Cet arrêt précipité serait-il juste ? Quand Tibère eut ravi au peuple romain le droit au moins apparent que lui avait laissé Auguste d’élire ses magistrats, « on ne saurait croire, dit Montesquieu, combien cette décadence du pouvoir du peuple avilit l’âme des grands. Lorsque le peuple disposait des dignités, les magistrats qui les briguaient faisaient bien des bassesses ; mais elles étaient jointes à une certaine magnificence qui les cachait, soit qu’ils donnassent des jeux ou de certains repas au peuple, soit qu’ils lui distribuassent de l’argent ou des grains : quoique le motif fût bas, le moyen avait quelque chose de noble, parce qu’il convient toujours à un grand homme d’obtenir par des libéralités la faveur du peuple. Mais lorsque le peuple n’eut plus rien à donner, et que le prince, au nom du sénat, disposa de tous les emplois, on les demanda et on les obtint par des voies indignes ; la flatterie, l’infamie, les crimes furent des arts nécessaires pour y parvenir. »[1]

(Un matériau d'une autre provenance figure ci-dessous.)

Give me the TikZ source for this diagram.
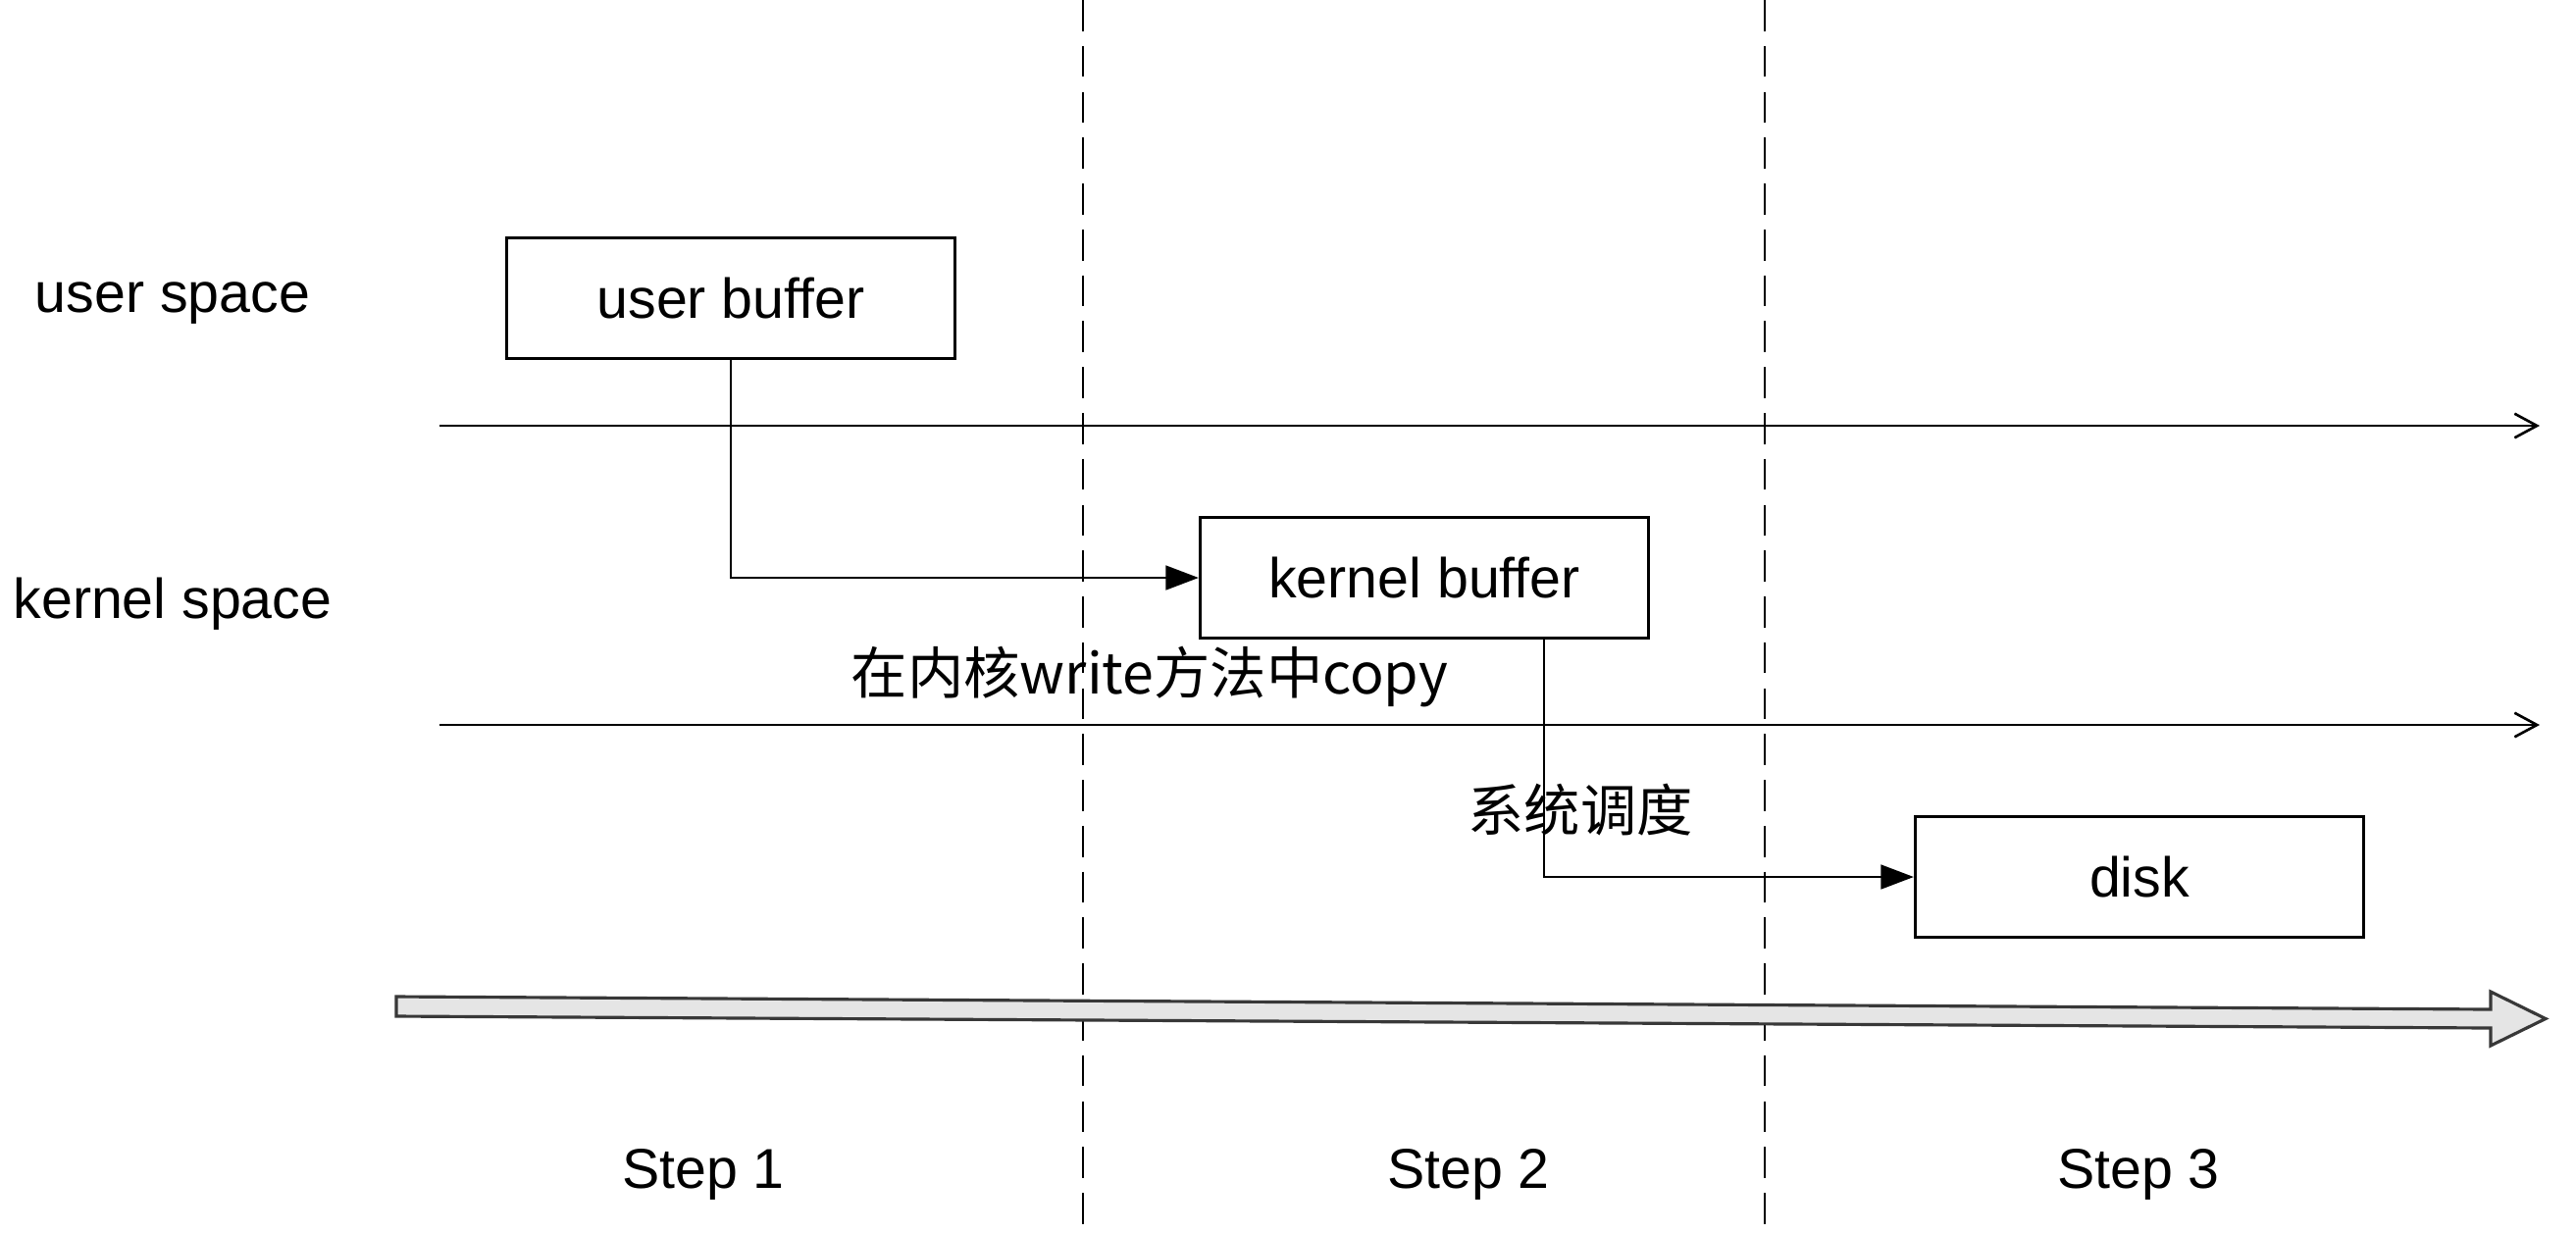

Avant de lire cet ouvrage, nous invitons l’homme impartial à méditer ces paroles d’un philosophe que les exagérés de tous les partis ont décrié, et que respectent les sages de toutes les opinions. Nos habitudes nous ont si rarement conduits à réfléchir sur le sujet approfondi par Quintus ; notre façon de sentir, notre éducation et nos usages nous exposent à l’apprécier avec si peu de justesse, qu’une telle précaution est commandée impérieusement à quiconque ne veut pas mettre un préjugé à la place d’un jugement raisonné.

Il est dans la nature des hommes réunis en société, il importe à la vie et à l’action du corps politique, qu’une noble ambition fasse désirer les places et les honneurs. Quel que soit

  1. Grandeur et Décadence des Romains, chap. 14.